Built-in OCR (Tesseract)

  • Default: OCR enabled on parse.
  • Engine: Tesseract bundled with the library (zero extra setup for typical English PDFs).
  • Disable when PDFs have selectable text: --no-ocr or ocr_enabled=False.
bash
lit parse document.pdf
lit parse document.pdf --ocr-language fra
lit parse document.pdf --no-ocr
python
parser = LiteParse(ocr_enabled=True, ocr_language="eng", num_workers=4)

Language codes

Use Tesseract codes (not ISO alone): eng, fra, deu, spa, chi_sim, etc. Map HTTP OCR language=en separately (see below).

Offline / air-gapped environments

Pre-download .traineddata files, then either:

bash
export TESSDATA_PREFIX=/path/to/tessdata
lit parse document.pdf --ocr-language eng

or:

bash
lit parse document.pdf --tessdata-path /path/to/tessdata

HTTP OCR servers (optional)

For higher accuracy or GPU-backed OCR, run a server implementing the LiteParse OCR API and point LiteParse at it:

bash
lit parse document.pdf --ocr-server-url http://localhost:8080/ocr
python
parser = LiteParse(ocr_server_url="http://localhost:8080/ocr")

API contract (summary)

  • POST {base_url}/ocr (typically http://host:8080/ocr)
  • Content-Type: multipart/form-data
  • Fields: file (image bytes, required), language (optional, ISO 639-1, default en)
  • Response JSON:
json
{
  "results": [
    {
      "text": "recognized text",
      "bbox": [x1, y1, x2, y2],
      "confidence": 0.95
    }
  ]
}

Reference server implementations (upstream repo)

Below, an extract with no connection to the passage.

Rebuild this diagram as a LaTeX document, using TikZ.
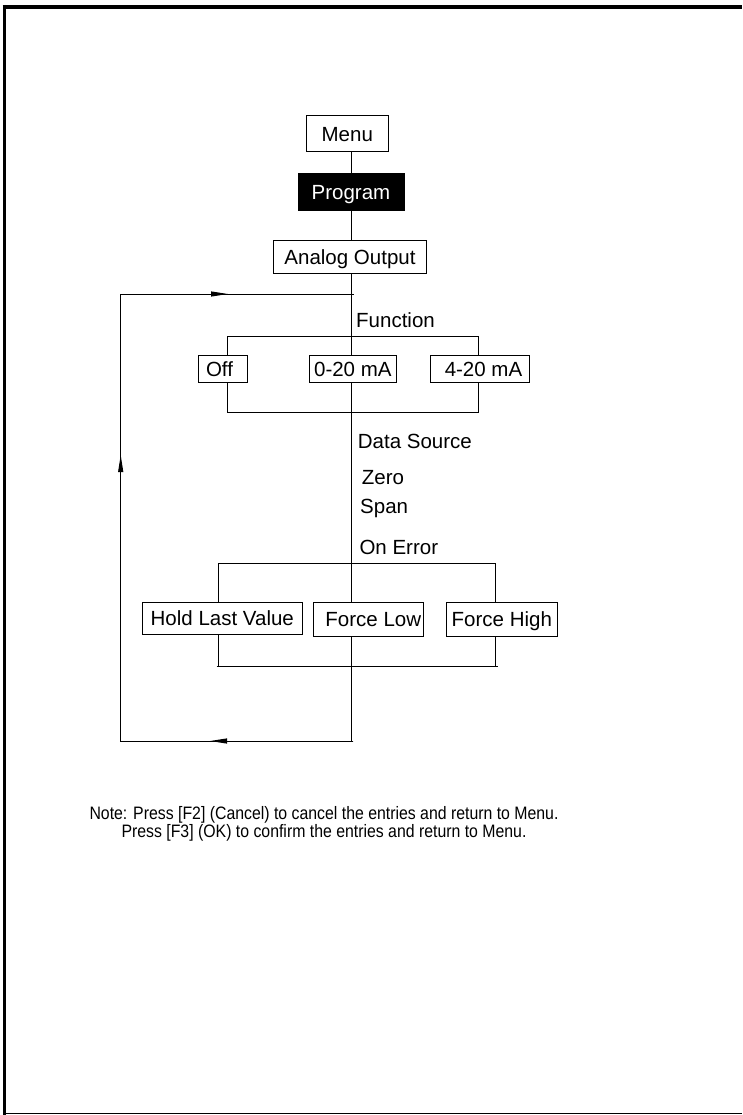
\documentclass[tikz,border=0pt]{standalone}
\usepackage{fontspec}
\setmainfont{Liberation Sans}
\newfontfamily\notefont[FakeStretch=0.88]{Liberation Sans}
\usepackage{tikz}
\usetikzlibrary{arrows.meta, positioning}
\tikzset{
  menubox/.style={
    rectangle, draw=black, line width=1pt, fill=white,
    inner sep=0pt, text centered, align=center,
    text height=16pt, text depth=1.3pt,
    font=\fontsize{20.5}{24}\selectfont},
  selbox/.style={menubox, fill=black, text=white},
  optbox/.style={menubox, minimum height=27.3pt},
  errbox/.style={menubox, minimum height=33pt},
  lbl/.style={anchor=base west, inner sep=0pt,
    font=\fontsize{20.5}{24}\selectfont},
  notetext/.style={align=center, inner sep=0pt,
    font=\notefont\fontsize{18}{14}\selectfont},
  ln/.style={line width=1pt, color=black},
  arr/.style={-{Triangle[length=17pt,width=5pt]}, line width=1pt},
}

\begin{document}
\begin{tikzpicture}[x=1pt, y=-1pt]
  \useasboundingbox (0,0) rectangle (742,1115);

  % page frame
  \draw[line width=4pt] (2.5,7) -- (742,7);
  \draw[line width=3.3pt] (4.3,5) -- (4.3,1115);
  \draw[line width=1pt] (4.3,1113.3) -- (742,1113.3);

  % menu path
  \node[menubox, minimum width=82pt, minimum height=36pt] (menu) at (347.3,134) {Menu};
  \node[selbox, minimum width=106pt, minimum height=37.5pt] (prog) at (351,192) {Program};
  \node[menubox, minimum width=153pt, minimum height=33pt] (aout) at (350,256.7) {Analog Output};
  \coordinate (sp) at (351.3,0);

  % function choices
  \node[lbl] (func) at (356,327) {Function};
  \node[optbox, minimum width=49pt] (off) at (222.5,368.7) {Off\hspace*{6pt}};
  \node[optbox, minimum width=87.7pt] (f020) at (352.85,368.7) {0-20 mA};
  \node[optbox, minimum width=99pt] (f420) at (479.5,368.7) {\hspace*{8pt}4-20 mA};
  \coordinate (fTL) at (227.3,336);
  \coordinate (fTR) at (478.3,336);
  \coordinate (fBL) at (227.3,412.3);
  \coordinate (fBR) at (478.3,412.3);

  \node[lbl] (dsrc) at (357.7,448) {Data Source};
  \node[lbl] (zero) at (361.7,484) {Zero};
  \node[lbl] (span) at (360,513) {Span};

  % error choices
  \node[lbl] (onerr) at (359.3,554) {On Error};
  \node[errbox, minimum width=160pt, minimum height=32pt] (hold) at (222.3,618.3) {Hold Last Value};
  \node[errbox, minimum width=110pt, minimum height=34pt] (flow) at (368.3,619.3) {\hspace*{10pt}Force Low};
  \node[errbox, minimum width=111pt, minimum height=34pt] (fhigh) at (501.8,619.3) {Force High};
  \coordinate (eTL) at (218.3,563.3);
  \coordinate (eTR) at (495.2,563.3);
  \coordinate (eBL) at (216.7,666);
  \coordinate (eBR) at (497.7,666);

  % return loop
  \coordinate (lpTR) at (354,294);
  \coordinate (lpTL) at (120.7,294);
  \coordinate (lpBL) at (120.7,741);
  \coordinate (lpBR) at (353.3,741);
  \coordinate (tipT) at (228,294);
  \coordinate (tipL) at (120.7,455);
  \coordinate (tipB) at (210,741);

  \draw[ln] (menu.south -| sp) -- (prog.north -| sp);
  \draw[ln] (prog.south -| sp) -- (aout.north -| sp);
  \draw[ln] (aout.south -| sp) -- (f020.north -| sp);
  \draw[ln] (f020.south -| sp) -- (flow.north -| sp);
  \draw[ln] (flow.south -| sp) -- (lpBR -| sp);

  \draw[ln] (off.north -| fTL) -- (fTL) -- (fTR) -- (f420.north -| fTR);
  \draw[ln] (off.south -| fBL) -- (fBL) -- (fBR) -- (f420.south -| fBR);

  \draw[ln] (hold.north -| eTL) -- (eTL) -- (eTR) -- (fhigh.north -| eTR);
  \draw[ln] (hold.south -| eTL) -- (eTL |- eBL);
  \draw[ln] (fhigh.south -| eTR) -- (eTR |- eBR);
  \draw[ln] (eBL) -- (eBR);

  \draw[ln] (lpBR) -- (lpBL) -- (lpTL) -- (lpTR);
  \draw[arr] (lpBR) -- (tipB);
  \draw[arr] (lpBL) -- (tipL);
  \draw[arr] (lpTL) -- (tipT);

  \node[notetext] (note) at (324,824)
    {Note: Press [F2] (Cancel) to cancel the entries and return to Menu.\\
     Press [F3] (OK) to confirm the entries and return to Menu.};
\end{tikzpicture}
\end{document}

  • ocr/easyocr/ — EasyOCR wrapper
  • ocr/paddleocr/ — PaddleOCR wrapper

You only need a server if you choose HTTP OCR; Tesseract is sufficient for many workflows.


Supported input formats

PDF (native)

.pdf — no conversion step.

Office documents (LibreOffice)

Requires LibreOffice installed and on PATH.

TypeExtensions
Word.doc, .docx, .docm, .odt, .rtf, .pages
PowerPoint.ppt, .pptx, .pptm, .odp, .key
Spreadsheets.xls, .xlsx, .xlsm, .ods, .csv, .tsv, .numbers

Install LibreOffice:

bash
# macOS
brew install --cask libreoffice

# Ubuntu/Debian
sudo apt-get install libreoffice

# Windows (Chocolatey)
choco install libreoffice-fresh

On Windows, add LibreOffice program directory to PATH (often C:\Program Files\LibreOffice\program).

Images (ImageMagick)

Requires ImageMagick.

Formats
.jpg, .jpeg, .png, .gif, .bmp, .tiff, .webp, .svg

Install ImageMagick:

bash
# macOS
brew install imagemagick

# Ubuntu/Debian
sudo apt-get install imagemagick

# Windows
choco install imagemagick.app

Conversion pipeline

text
Office / image → (LibreOffice or ImageMagick) → PDF → PDFium extract → optional OCR → grid projection → text + JSON

If conversion fails, install the missing tool and retry. Plain-text-only paths cannot be screenshot-rendered.